Most customer service contact centres have moved beyond speed of resolution as a metric for tracking resolution delivery efficiency. Instead, it’s better to rely on KPIs like first-contact resolution to achieve better outcomes. This ensures that the caller’s issue is resolved properly on the first contact, resulting in a better customer experience.

if you’re adopting this approach, agents must have the patience to stay on the line and resolve the customer’s issue thoroughly, rather than applying a band-aid fix. This may mean giving the client the opportunity to call back that specific agent, if staying on the line would require an extensive hold.

Patience is also required when attempting to understand what a customer or lead actually needs or wants. Often, it’s not going to explained perfectly the first time, so your rep will have to ask numerous follow-up questions until they have a comprehensive understanding of how they can help.

12. Good memory

Diagram showing key things a call centre agent must memorise.

Of course, your CRM and other data sources can help an agent to recall key details about the people they’re in contact with. Although the gap between what your system knows and what the agent knows is always closing, there are still plenty of things reps need to be able to remember if they’re frequently in contact with the same people:

  • Who the best person in an organisation is to contact regarding different subject matters – who’s the decision-maker, who has the best IT knowledge, etc.
  • How different people respond to different conversational strategies.
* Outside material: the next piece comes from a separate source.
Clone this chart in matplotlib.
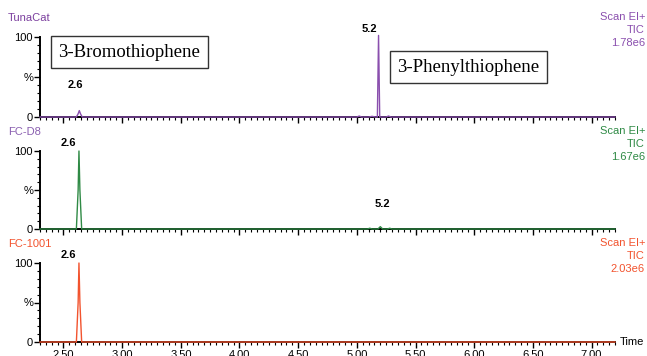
import matplotlib
matplotlib.use("Agg")
import matplotlib.pyplot as plt
from matplotlib.ticker import MultipleLocator, FormatStrFormatter

plt.rcParams['font.family'] = ['Liberation Sans', 'DejaVu Sans']

# ---- data ----
samples = ["TunaCat", "FC-D8", "FC-1001"]
tic_values = ["1.78e6", "1.67e6", "2.03e6"]
colors = ["#8a4fae", "#2f8a45", "#f2532e"]
title_colors = ["#7b3f9e", "#8a5fb0", "#f2532e"]

t_tuna = [2.30, 2.61, 2.625, 2.635, 2.645, 2.66, 5.00, 5.02, 5.04, 5.10, 5.13, 5.16,
          5.175, 5.185, 5.195, 5.21, 5.25, 5.27, 5.29, 7.20]
i_tuna = [0, 0, 4, 8, 4, 0, 0, 1.2, 0, 0, 0.8, 0, 0, 102, 0, 0, 0, 1.2, 0, 0]

t_fcd8 = [2.30, 2.61, 2.625, 2.632, 2.64, 2.655, 5.09, 5.11, 5.13, 5.18, 5.20, 5.22,
          5.26, 5.28, 5.30, 7.20]
i_fcd8 = [0, 0, 50, 100, 50, 0, 0, 1.0, 0, 0, 3.0, 0, 0, 1.0, 0, 0]

t_fc1001 = [2.30, 2.61, 2.625, 2.632, 2.64, 2.655, 7.20]
i_fc1001 = [0, 0, 50, 100, 50, 0, 0]

traces = [(t_tuna, i_tuna), (t_fcd8, i_fcd8), (t_fc1001, i_fc1001)]

# peak labels: (panel, text, x, y)
peak_labels = [(0, "2.6", 2.60, 34), (0, "5.2", 5.11, 104),
               (1, "2.6", 2.54, 104), (1, "5.2", 5.22, 26),
               (2, "2.6", 2.54, 104)]

compound_boxes = [("3-Bromothiophene", 2.455, 81), ("3-Phenylthiophene", 5.345, 62)]

xmin, xmax = 2.30, 7.20

fig = plt.figure(figsize=(6.47, 3.56), dpi=100)
W, H = 647, 356
left, right = 40, 615
panels_px = [(37, 117), (151, 229), (263, 342)]

axes = []
for k, (ytop, ybot) in enumerate(panels_px):
    ax = fig.add_axes([left / W, 1 - ybot / H, (right - left) / W, (ybot - ytop) / H])
    axes.append(ax)
    t, inten = traces[k]
    ax.plot(t, inten, color=colors[k], lw=1.0, clip_on=False, zorder=3)
    ax.set_xlim(xmin, xmax)
    ax.set_ylim(0, 100)
    for s in ["top", "right"]:
        ax.spines[s].set_visible(False)
    for s in ["left", "bottom"]:
        ax.spines[s].set_linewidth(1.4)
        ax.spines[s].set_color("black")
    ax.yaxis.set_major_locator(MultipleLocator(50))
    ax.yaxis.set_minor_locator(MultipleLocator(10))
    ax.set_yticks([0, 50, 100])
    ax.set_yticklabels(["0", "%", "100"])
    ax.xaxis.set_major_locator(MultipleLocator(0.5))
    ax.xaxis.set_minor_locator(MultipleLocator(0.05))
    ax.tick_params(axis='y', which='major', length=4, width=1, labelsize=8, pad=1)
    ax.tick_params(axis='y', which='minor', length=2.5, width=0.8)
    ax.tick_params(axis='x', which='major', length=4, width=1, labelsize=8, pad=2)
    ax.tick_params(axis='x', which='minor', length=2.5, width=0.8)
    ax.xaxis.set_major_formatter(FormatStrFormatter("%.2f"))
    if k < 2:
        ax.tick_params(axis='x', which='both', labelbottom=False)
    ax.patch.set_alpha(0)
    # sample name
    fig.text(8 / W, 1 - (ytop - 19) / H, samples[k], color=title_colors[k],
             fontsize=8, ha='left', va='center')
    # right info
    for j, txt in enumerate(["Scan EI+", "TIC", tic_values[k]]):
        fig.text(645 / W, 1 - (ytop - 20 + 13 * j) / H, txt, color=colors[k],
                 fontsize=8, ha='right', va='center')

for (p, txt, x, y) in peak_labels:
    axes[p].text(x, y, txt, fontsize=8, fontweight='bold', ha='center', va='bottom',
                 clip_on=False)

for (txt, x, y) in compound_boxes:
    axes[0].text(x, y, txt, fontsize=13.5, family=['Liberation Serif', 'DejaVu Serif'],
                 ha='left', va='center',
                 bbox=dict(boxstyle='square,pad=0.4', fc='white', ec='#333333', lw=1))

fig.text(620 / W, 1 - 342 / H, "Time", fontsize=8, ha='left', va='center')

fig.savefig("out.png", dpi=100)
Does the lead like to get straight to the point, or do they appreciate small talk?
  • The specific details of the last interaction the contact had with your business. Making notes will help with this, but there’s a limit to how detailed you can be.

Some other things agents will have to memorise in customer service roles:

  • How to prioritise different tickets.
  • The intricacies of your product and how it works.
  • Details about self-service facilities that customers may have already tried. For example, if someone says they’ve already looked at the troubleshooting guide on your website, what does this mean?

13. Projecting confidence

A happy person receiving a phone call.

Whether you’re nurturing leads or not, the truth is that every contact centre is trying to sell something. This could be a new product, an add-on product, or a customer service solution.
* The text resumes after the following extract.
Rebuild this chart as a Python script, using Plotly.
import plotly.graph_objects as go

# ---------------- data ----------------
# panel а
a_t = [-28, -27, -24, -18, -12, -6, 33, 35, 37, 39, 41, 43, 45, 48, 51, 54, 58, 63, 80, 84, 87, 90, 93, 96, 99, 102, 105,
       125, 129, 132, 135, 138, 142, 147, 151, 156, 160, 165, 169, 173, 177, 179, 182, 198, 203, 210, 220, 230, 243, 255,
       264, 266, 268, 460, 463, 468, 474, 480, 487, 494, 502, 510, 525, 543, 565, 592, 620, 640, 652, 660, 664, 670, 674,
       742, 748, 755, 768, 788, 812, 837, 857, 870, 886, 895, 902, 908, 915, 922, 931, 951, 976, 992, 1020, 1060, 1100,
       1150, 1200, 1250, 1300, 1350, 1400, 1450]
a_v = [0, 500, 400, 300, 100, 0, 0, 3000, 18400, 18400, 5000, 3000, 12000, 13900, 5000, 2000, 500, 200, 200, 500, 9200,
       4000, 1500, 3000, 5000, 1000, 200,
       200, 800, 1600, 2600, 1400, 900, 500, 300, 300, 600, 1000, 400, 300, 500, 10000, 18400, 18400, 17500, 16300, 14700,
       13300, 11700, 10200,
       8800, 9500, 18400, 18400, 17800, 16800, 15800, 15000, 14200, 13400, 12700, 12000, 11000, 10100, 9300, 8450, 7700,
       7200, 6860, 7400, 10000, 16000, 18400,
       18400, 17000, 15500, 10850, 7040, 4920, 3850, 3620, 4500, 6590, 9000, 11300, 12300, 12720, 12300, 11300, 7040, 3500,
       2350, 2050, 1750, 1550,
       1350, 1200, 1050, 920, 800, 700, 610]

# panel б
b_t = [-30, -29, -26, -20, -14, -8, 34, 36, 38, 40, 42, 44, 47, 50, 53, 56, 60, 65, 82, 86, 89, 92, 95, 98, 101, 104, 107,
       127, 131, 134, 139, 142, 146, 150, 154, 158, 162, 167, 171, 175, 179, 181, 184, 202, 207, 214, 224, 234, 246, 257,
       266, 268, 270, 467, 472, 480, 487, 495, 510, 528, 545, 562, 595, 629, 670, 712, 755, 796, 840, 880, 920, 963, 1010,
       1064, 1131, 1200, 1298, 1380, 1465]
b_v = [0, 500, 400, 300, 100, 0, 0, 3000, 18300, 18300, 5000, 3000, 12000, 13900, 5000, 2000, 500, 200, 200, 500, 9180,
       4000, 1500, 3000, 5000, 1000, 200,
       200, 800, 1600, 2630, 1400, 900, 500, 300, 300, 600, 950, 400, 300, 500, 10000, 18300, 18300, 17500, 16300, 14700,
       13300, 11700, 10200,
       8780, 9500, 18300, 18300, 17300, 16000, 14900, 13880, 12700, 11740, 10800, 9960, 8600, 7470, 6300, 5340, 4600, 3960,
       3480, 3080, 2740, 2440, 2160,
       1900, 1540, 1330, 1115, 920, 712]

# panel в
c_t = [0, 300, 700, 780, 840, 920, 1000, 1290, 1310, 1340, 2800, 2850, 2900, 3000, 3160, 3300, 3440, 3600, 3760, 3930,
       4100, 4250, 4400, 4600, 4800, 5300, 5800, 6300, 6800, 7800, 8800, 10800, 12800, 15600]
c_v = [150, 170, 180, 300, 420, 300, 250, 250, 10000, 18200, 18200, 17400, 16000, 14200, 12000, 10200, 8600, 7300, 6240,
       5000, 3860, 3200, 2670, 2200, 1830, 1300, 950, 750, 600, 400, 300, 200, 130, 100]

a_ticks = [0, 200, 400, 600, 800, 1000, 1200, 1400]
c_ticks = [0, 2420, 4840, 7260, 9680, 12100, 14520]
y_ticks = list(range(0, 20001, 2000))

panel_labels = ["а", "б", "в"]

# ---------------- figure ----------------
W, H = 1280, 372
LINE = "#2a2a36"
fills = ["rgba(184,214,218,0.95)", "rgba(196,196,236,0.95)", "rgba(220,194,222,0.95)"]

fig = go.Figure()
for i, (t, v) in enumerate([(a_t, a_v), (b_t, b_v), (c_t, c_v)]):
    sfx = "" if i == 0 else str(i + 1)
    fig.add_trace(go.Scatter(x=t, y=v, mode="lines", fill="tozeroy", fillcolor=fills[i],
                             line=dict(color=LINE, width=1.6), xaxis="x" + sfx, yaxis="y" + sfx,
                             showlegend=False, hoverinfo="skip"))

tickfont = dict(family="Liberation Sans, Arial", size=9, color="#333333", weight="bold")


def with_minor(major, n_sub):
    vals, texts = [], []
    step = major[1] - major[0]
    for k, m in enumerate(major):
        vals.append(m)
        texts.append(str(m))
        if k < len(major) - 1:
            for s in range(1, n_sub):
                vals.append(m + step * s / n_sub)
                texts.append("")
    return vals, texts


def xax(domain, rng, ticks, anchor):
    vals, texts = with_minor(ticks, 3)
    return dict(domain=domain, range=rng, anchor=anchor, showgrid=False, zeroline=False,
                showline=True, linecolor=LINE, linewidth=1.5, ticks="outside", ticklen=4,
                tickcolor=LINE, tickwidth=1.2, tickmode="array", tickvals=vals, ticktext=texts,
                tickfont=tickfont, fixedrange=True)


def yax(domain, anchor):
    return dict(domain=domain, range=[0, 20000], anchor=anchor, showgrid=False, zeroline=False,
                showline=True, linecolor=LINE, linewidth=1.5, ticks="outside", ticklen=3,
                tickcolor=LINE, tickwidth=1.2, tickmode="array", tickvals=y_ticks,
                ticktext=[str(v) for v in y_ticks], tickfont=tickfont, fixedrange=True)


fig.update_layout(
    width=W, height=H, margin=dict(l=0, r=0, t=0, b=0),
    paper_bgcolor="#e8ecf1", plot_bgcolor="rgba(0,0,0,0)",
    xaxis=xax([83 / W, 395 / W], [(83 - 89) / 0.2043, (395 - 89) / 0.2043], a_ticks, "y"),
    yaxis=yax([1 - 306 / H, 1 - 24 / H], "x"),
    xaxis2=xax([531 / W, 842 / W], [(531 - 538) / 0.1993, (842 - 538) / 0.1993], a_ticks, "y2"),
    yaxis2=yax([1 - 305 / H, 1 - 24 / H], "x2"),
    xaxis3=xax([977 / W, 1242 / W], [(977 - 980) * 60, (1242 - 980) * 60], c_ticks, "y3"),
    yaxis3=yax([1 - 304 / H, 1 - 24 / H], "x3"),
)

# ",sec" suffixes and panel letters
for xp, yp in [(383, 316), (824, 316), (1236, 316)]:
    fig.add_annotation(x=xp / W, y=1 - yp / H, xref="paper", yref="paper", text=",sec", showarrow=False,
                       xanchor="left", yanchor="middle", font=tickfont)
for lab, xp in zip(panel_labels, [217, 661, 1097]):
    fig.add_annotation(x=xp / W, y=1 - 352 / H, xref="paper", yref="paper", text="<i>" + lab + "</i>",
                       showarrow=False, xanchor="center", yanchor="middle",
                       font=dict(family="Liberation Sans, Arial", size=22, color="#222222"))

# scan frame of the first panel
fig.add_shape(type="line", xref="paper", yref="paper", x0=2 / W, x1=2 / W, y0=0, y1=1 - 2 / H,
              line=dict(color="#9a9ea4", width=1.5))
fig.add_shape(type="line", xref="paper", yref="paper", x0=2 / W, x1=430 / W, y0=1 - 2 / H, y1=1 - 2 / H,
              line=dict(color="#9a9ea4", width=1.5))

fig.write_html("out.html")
If your reps project confidence in their speech, the contact will be much more inclined to buy into what they’re saying. This obviously means more sales for telemarketing/inside sales operations, and better results in donor management.

However, the same principles apply for customer service as well. If the client believes in your agents’ message, they’re more likely to take the rep’s suggestions on board. This will mean better results in terms of resolution efficiency, assuming your agents are providing the right advice!

Customers should have the impression (whether this is the case or not) that they’re speaking to an expert. This is key in customer experience – having confident, knowledgeable agents answering inquiries demonstrates that you really care about your customers and the issues they’re having, making it more likely these customers will place their trust in you on a regular basis.

14. Tech skills

A red backlit keyboard.

Being a fast, accurate typer can actually save a heap of time in the long run. But there are other reasons you might like your agents to be reasonably tech-savvy:

  • They’ll get used to your CRM and agent interface more quickly.
  • The metrics you use will make more sense right off the bat.
  • Your agent will be better-able to resolve minor technical issues without having to ask for help. For example, an application crashing on their PC.

Of course, not all great agents will be particularly tech-savvy. But it’s definitely a good skill to have.

Conclusion

Fortunately, the vast majority of these skills can be trained, or will at least be picked up over time. However, you may struggle to develop some of these skills with some people, which is why it makes sense to pay close attention to an applicant’s skills in the hiring process.

For example, some people just can’t work well in team environments, and don’t deal with pressure very well at all. To better-assess the actual skills of a potential employee, consider going beyond the interview. Use personality tests, or practical simulations of your contact centre environment, to get a better understanding of an agent’s skills.